Set exercise — Omit all pictures, then retype the data exactly as given.

Supplied material —
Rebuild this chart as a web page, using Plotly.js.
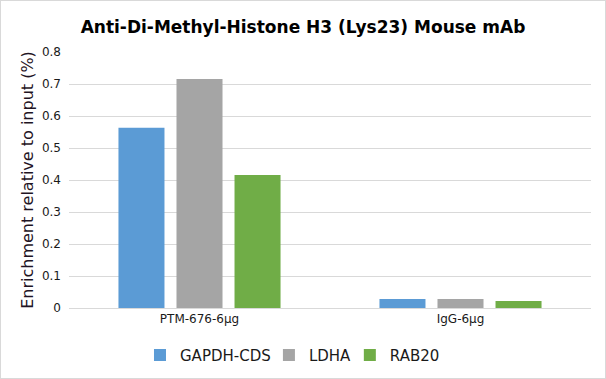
<!DOCTYPE html>
<html><head><meta charset="utf-8">
<script src="https://cdn.plot.ly/plotly-3.0.1.min.js"></script>
<style>html,body{margin:0;padding:0;background:#fff}#c{width:606px;height:379px;box-sizing:border-box;border:1px solid #d9d9d9}</style>
</head><body><div id="c"></div>
<script>
const categories = ["PTM-676-6μg", "IgG-6μg"];
const seriesNames = ["GAPDH-CDS", "LDHA", "RAB20"];
const gapdh = [0.563, 0.028];
const ldha = [0.716, 0.028];
const rab20 = [0.416, 0.022];
const colors = ["#5B9BD5", "#A5A5A5", "#70AD47"];
const values = [gapdh, ldha, rab20];
const legendIds = ["legend", "legend2", "legend3"];
const traces = values.map((v, i) => ({type: "bar", name: seriesNames[i], x: categories, y: v, marker: {color: colors[i]}, hoverinfo: "y", legend: legendIds[i]}));
const legendX = [0.136, 0.383, 0.538];
const legendStyle = (x) => ({orientation: "h", x: x, xanchor: "left", y: -0.185, yanchor: "middle", font: {size: 15, color: "#1a1a1a"}, itemwidth: 30, bgcolor: "rgba(0,0,0,0)"});
const layout = {
  width: 604, height: 377,
  margin: {l: 68, r: 14, t: 51, b: 70, autoexpand: false},
  paper_bgcolor: "#fff", plot_bgcolor: "#fff",
  font: {family: "DejaVu Sans, Verdana, sans-serif", color: "#595959"},
  title: {text: "<b>Anti-Di-Methyl-Histone H3 (Lys23) Mouse mAb</b>", x: 0.5, xanchor: "center", y: 0.93, yanchor: "middle", font: {size: 17, color: "#000"}},
  barmode: "group", bargap: 0.333, bargroupgap: 0.207,
  xaxis: {showgrid: false, showline: true, linecolor: "#d9d9d9", linewidth: 1, ticks: "", tickfont: {size: 12, color: "#1a1a1a"}, zeroline: false, automargin: false},
  yaxis: {range: [0, 0.8], dtick: 0.1, tickformat: ".1~f", gridcolor: "#d9d9d9", gridwidth: 1, zeroline: false, ticks: "", tickfont: {size: 12, color: "#1a1a1a"}, ticklabelstandoff: 7, automargin: false,
    title: {text: "Enrichment relative to input (%)", font: {size: 16, color: "#1f1424"}, standoff: 4}},
  legend: legendStyle(legendX[0]),
  legend2: legendStyle(legendX[1]),
  legend3: legendStyle(legendX[2]),
  showlegend: true
};
Plotly.newPlot("c", traces, layout, {displayModeBar: false, staticPlot: true});
</script></body></html>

Task output —
Rebuild this chart as a web page, using Plotly.js.
<!DOCTYPE html>
<html><head><meta charset="utf-8">
<script src="https://cdn.plot.ly/plotly-3.0.1.min.js"></script>
<style>html,body{margin:0;padding:0;background:#fff}#c{width:606px;height:379px;box-sizing:border-box;border:1px solid #d9d9d9}</style>
</head><body><div id="c"></div>
<script>
const categories = ["PTM-676-6μg", "IgG-6μg"];
const seriesNames = ["GAPDH-CDS", "LDHA", "RAB20"];
const gapdh = [0.563, 0.028];
const ldha = [0.716, 0.028];
const rab20 = [0.416, 0.022];
const colors = ["#5B9BD5", "#A5A5A5", "#70AD47"];
const values = [gapdh, ldha, rab20];
const legendIds = ["legend", "legend2", "legend3"];
const traces = values.map((v, i) => ({type: "bar", name: seriesNames[i], x: categories, y: v, marker: {color: colors[i]}, hoverinfo: "y", legend: legendIds[i]}));
const legendX = [0.136, 0.383, 0.538];
const legendStyle = (x) => ({orientation: "h", x: x, xanchor: "left", y: -0.185, yanchor: "middle", font: {size: 15, color: "#1a1a1a"}, itemwidth: 30, bgcolor: "rgba(0,0,0,0)"});
const layout = {
  width: 604, height: 377,
  margin: {l: 68, r: 14, t: 51, b: 70, autoexpand: false},
  paper_bgcolor: "#fff", plot_bgcolor: "#fff",
  font: {family: "DejaVu Sans, Verdana, sans-serif", color: "#595959"},
  title: {text: "<b>Anti-Di-Methyl-Histone H3 (Lys23) Mouse mAb</b>", x: 0.5, xanchor: "center", y: 0.93, yanchor: "middle", font: {size: 17, color: "#000"}},
  barmode: "group", bargap: 0.333, bargroupgap: 0.207,
  xaxis: {showgrid: false, showline: true, linecolor: "#d9d9d9", linewidth: 1, ticks: "", tickfont: {size: 12, color: "#1a1a1a"}, zeroline: false, automargin: false},
  yaxis: {range: [0, 0.8], dtick: 0.1, tickformat: ".1~f", gridcolor: "#d9d9d9", gridwidth: 1, zeroline: false, ticks: "", tickfont: {size: 12, color: "#1a1a1a"}, ticklabelstandoff: 7, automargin: false,
    title: {text: "Enrichment relative to input (%)", font: {size: 16, color: "#1f1424"}, standoff: 4}},
  legend: legendStyle(legendX[0]),
  legend2: legendStyle(legendX[1]),
  legend3: legendStyle(legendX[2]),
  showlegend: true
};
Plotly.newPlot("c", traces, layout, {displayModeBar: false, staticPlot: true});
</script></body></html>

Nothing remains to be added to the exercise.